A sense of purpose is what drives the actions of people and business. When there is a greater good at the end of the tunnel, success is inherently different. Matrix Search Group started its Real Talk Series with the intention of connecting like-minded individuals together in the form of intimate panel discussions about corporate issues that affect the primary asset of any business, its people.
“Communication is as much about listening as it is about talking. It’s always a two-way street.”
Effective communication was highlighted as the topic of discussion for the evening as it is a major factor in day to day interactions, and there exist clear gaps in leadership communication within Corporate Canada. Truly understanding one another goes much deeper than the words that are said. The very success of corporations is a direct result of its communication effectiveness. Leadership that cares is integral to moving a business forward and is critical for success.
“Try to speak the same language”
Studies have highlighted that communication is in fact very little about what is actually said, and very much about all the other variables of non-verbal communication. As the Mehrabian Equation explains, words only constitute 7% of the message received. Bearing this in mind, our communication with our peers should focus on the appropriate context, needs, and preferences, and even take into account societal norms.
“Don’t be afraid to be the one to wear red socks.”

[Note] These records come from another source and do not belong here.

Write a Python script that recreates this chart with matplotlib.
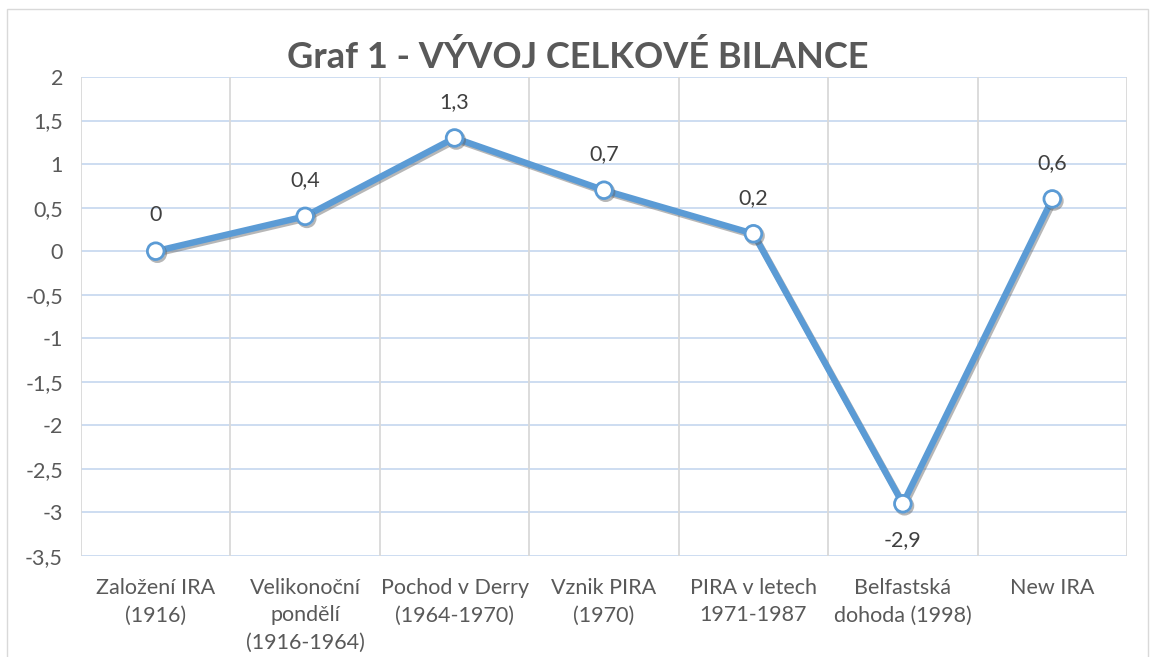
import matplotlib.pyplot as plt
import matplotlib.patheffects as pe
from matplotlib.patches import Rectangle
import numpy as np

plt.rcParams['font.family'] = ['Lato', 'DejaVu Sans']

categories = ["Založení IRA\n(1916)", "Velikonoční\npondělí\n(1916-1964)",
              "Pochod v Derry\n(1964-1970)", "Vznik PIRA\n(1970)",
              "PIRA v letech\n1971-1987", "Belfastská\ndohoda (1998)", "New IRA"]
values = [0, 0.4, 1.3, 0.7, 0.2, -2.9, 0.6]
yticks = [2, 1.5, 1, 0.5, 0, -0.5, -1, -1.5, -2, -2.5, -3, -3.5]

LINE = "#5b9bd5"
TXT = "#595959"

fig = plt.figure(figsize=(11.56, 6.57), dpi=100)
fig.patches.append(Rectangle((7/1156, -0.01), 1141/1156, (657-9)/657 + 0.01,
                             transform=fig.transFigure, fill=False,
                             edgecolor="#d9d9d9", linewidth=1))
ax = fig.add_axes([81/1156, 1-556/657, 1046/1156, 479/657])

x = np.arange(len(values))
ax.set_xlim(-0.5, len(values) - 0.5)
ax.set_ylim(-3.5, 2)
ax.set_yticks(yticks)
ax.set_yticklabels([f"{t:g}".replace('.', ',') for t in yticks], color=TXT, fontsize=15.5)
ax.set_xticks(x)
ax.set_xticklabels(categories, color=TXT, fontsize=15.5, linespacing=1.45)
ax.tick_params(axis='y', length=0, pad=13)
ax.tick_params(axis='x', length=0, pad=16)

for s in ax.spines.values():
    s.set_visible(False)
for t in yticks:
    ax.axhline(t, color="#c9daf0", linewidth=1.3, zorder=1)
for b in np.arange(-0.5, len(values), 1):
    ax.axvline(b, color="#d9d9d9", linewidth=1.3, zorder=1)

ax.plot(x, values, color=LINE, linewidth=4.6, solid_capstyle='round', zorder=3,
        marker='o', markersize=12, markerfacecolor='white',
        markeredgecolor=LINE, markeredgewidth=2,
        path_effects=[pe.SimpleLineShadow(offset=(1.2, -1.5), shadow_color='#606060', alpha=0.45),
                      pe.Normal()])

for xi, v in zip(x, values):
    off = -26 if v < -2 else 26
    ax.annotate(f"{v:g}".replace('.', ','), (xi, v), xytext=(0, off),
                textcoords='offset points', ha='center', va='center',
                color="#404040", fontsize=15.5)

fig.text(0.5, 1 - 57/657, "Graf 1 - VÝVOJ CELKOVÉ BILANCE", ha='center', va='center',
         color=TXT, fontsize=26, fontweight='bold')

fig.savefig("out.png", dpi=100)
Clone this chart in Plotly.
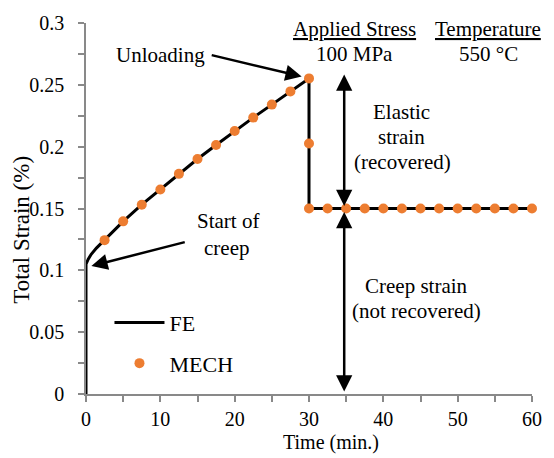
import plotly.graph_objects as go

# ---------------- data ----------------
fe_time = [0, 0, 0.3, 0.7, 1.4, 2.5, 5, 7.5, 10, 12.5, 15, 17.5, 20, 22.5, 25, 27.5, 30,
           30, 35, 40, 45, 50, 55, 60]
fe_strain = [0, 0.105, 0.109, 0.113, 0.118, 0.1244, 0.1396, 0.1531, 0.1654, 0.178, 0.190,
             0.2013, 0.2126, 0.2235, 0.234, 0.2447, 0.2552,
             0.150, 0.150, 0.150, 0.150, 0.150, 0.150, 0.150]

mech_time = [2.5, 5, 7.5, 10, 12.5, 15, 17.5, 20, 22.5, 25, 27.5, 30, 30, 30,
             32.5, 35, 37.5, 40, 42.5, 45, 47.5, 50, 52.5, 55, 57.5, 60]
mech_strain = [0.1244, 0.1396, 0.1531, 0.1654, 0.178, 0.190, 0.2013, 0.2126, 0.2235,
               0.234, 0.2447, 0.2552, 0.2026, 0.150,
               0.150, 0.150, 0.150, 0.150, 0.150, 0.150, 0.150, 0.150, 0.150, 0.150,
               0.150, 0.150]

x_title = "Time (min.)"
y_title = "Total Strain (%)"

# ---------------- layout geometry ----------------
W, H = 554, 458
ML, MR, MT, MB = 86, 12, 20, 64
PW, PH = W - ML - MR, H - MT - MB
XMAX, YMAX = 60, 0.3


def px2x(p):
    return (p - ML) / PW * XMAX


def px2y(p):
    return (MT + PH - p) / PH * YMAX


def px2px(p):
    return (p - ML) / PW


def py2py(p):
    return (MT + PH - p) / PH


FONT = "Liberation Serif"
AXC = "#898989"

fig = go.Figure()
fig.add_trace(go.Scatter(x=fe_time, y=fe_strain, mode="lines", name="FE",
                         line=dict(color="black", width=3), legendgroup="a",
                         cliponaxis=False))
fig.add_trace(go.Scatter(x=mech_time, y=mech_strain, mode="markers", name="MECH",
                         marker=dict(color="#ED7D31", size=10, line=dict(width=0)),
                         legendgroup="b", cliponaxis=False))

ann = []


def text(t, xp, yp, size=21, angle=0, **kw):
    ann.append(dict(text=t, x=px2px(xp), y=py2py(yp), xref="paper", yref="paper",
                    xanchor="center", yanchor="middle",
                    showarrow=False, textangle=angle,
                    font=dict(family=FONT, size=size, color="black", **kw)))


text("Unloading", 162, 52)
text("Start of", 231, 220)
text("creep", 229.5, 246.5)
text("Applied Stress", 361, 26.5, lineposition="under")
text("100 MPa", 361, 51.5)
text("Temperature", 497, 26.5, lineposition="under")
text("550 °C", 498, 51.5)
text("Elastic", 409, 110)
text("strain", 409, 135)
text("(recovered)", 409.5, 160)
text("Creep strain", 423.5, 285)
text("(not recovered)", 424, 310)

# axis titles
text(x_title, 336, 443, size=20)
text(y_title, 20, 228, size=23, angle=-90)


def arrow(x0, y0, x1, y1, both=False):
    d = dict(text="", x=px2x(x1), y=px2y(y1), ax=px2x(x0), ay=px2y(y0),
             xref="x", yref="y", axref="x", ayref="y", showarrow=True,
             arrowhead=2, arrowsize=1.3, arrowwidth=2.5, arrowcolor="black",
             standoff=0, startstandoff=0)
    if both:
        d.update(arrowside="end+start", startarrowhead=2, startarrowsize=1.3)
    ann.append(d)


arrow(213, 52, 306.5, 74)
arrow(188.5, 240.5, 91.5, 265)
arrow(350, 206, 350, 72, both=True)
arrow(350, 209, 350, 391.5, both=True)

fig.update_layout(
    width=W, height=H,
    margin=dict(l=ML, r=MR, t=MT, b=MB, pad=0),
    paper_bgcolor="white", plot_bgcolor="white",
    font=dict(family=FONT, size=20, color="black"),
    showlegend=True,
    legend=dict(x=px2px(110), y=py2py(301), xanchor="left", yanchor="top",
                bgcolor="rgba(0,0,0,0)", font=dict(family=FONT, size=22),
                tracegroupgap=9, itemwidth=50),
    annotations=ann,
)
fig.update_xaxes(range=[0, XMAX], dtick=10, tick0=0, showgrid=False, zeroline=False,
                 showline=True, linecolor=AXC, linewidth=1.5,
                 ticks="outside", ticklen=6, tickcolor=AXC, tickwidth=1.5,
                 ticklabelstandoff=0,
                 minor=dict(dtick=5, ticks="outside", ticklen=6, tickcolor=AXC,
                            tickwidth=1.5, showgrid=False),
                 tickfont=dict(family=FONT, size=20, color="black"))
fig.update_yaxes(range=[0, YMAX], dtick=0.05, tick0=0, showgrid=False, zeroline=False,
                 showline=True, linecolor=AXC, linewidth=1.5,
                 ticks="outside", ticklen=6, tickcolor=AXC, tickwidth=1.5,
                 ticklabelstandoff=10,
                 minor=dict(dtick=0.025, ticks="outside", ticklen=6, tickcolor=AXC,
                            tickwidth=1.5, showgrid=False),
                 tickfont=dict(family=FONT, size=20, color="black"))

fig.write_html("out.html")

Yet, the simplest perceptions will positively or negatively affect the outcome of conversations and the relationship between people. The second part of the discussion during the Q&A period highlighted one instance where a small piece of personal expression, red socks in this case, was suggested as the reason for an unsuccessful interaction. While perhaps an interesting anecdote, it serves as analogy to an existing problem in Corporate Canada: The thought process of Corporate Canada needs to focus on being more inclusive, without assumptions, and focused on the merit of people. There is a strong need for a systematic shift in thought and effective communication is a key vehicle.
“Don’t be afraid to be the one to speak out.”
“Don’t be afraid to tell leaders if you disagree with them, and why”
Constructive communication with leadership and peers is critical to ensure needs are addressed, the company is engaged and moving forward together with its people. In this way, communication is the key to understand each person’s viewpoints and allows people to be mindful of the fact that there are different goals, experiences, and expectations at play. Disagreements will happen. However, can be handled in a constructive manner when leaders truly care about their businesses and listen to the people’s voices within the organization.
Real Talk Phase II: Leadership Communication Gaps: Bridging Communication as We Maximize Efficiencies with Corporate Commercial Real Estate was moderated by Barbara Ciesla, Senior Vice President, Occupier Strategies & Solutions, Jones Lang Lasalle Canada, The panelists included: Brent Chamberlain, Associate Director, Diversity and Inclusion, Bell Canada, Clinton Robinson, Chief Executive Officer and Vision Leadership, Technology, Mona Networks Inc, Emily Hanna, Partner, Investment, Crown Realty Partners, Nancy Trites Botkin, Co-Founder and President, Think8 Systems, Lui Mancinelli, Senior Vice President, Stantec, Nada Sutic, Director, Property Management, Bentall Kennedy.
It is with like-minded individuals connecting, that together our actions suggest we want a brighter future, and are willing and able to positively influence the state of Corporate Canada. We know that at certain instances, it’s not better to take the safe route, that we have to get comfortable being uncomfortable, but no matter the setting, “Change happens when we communicate effectively.”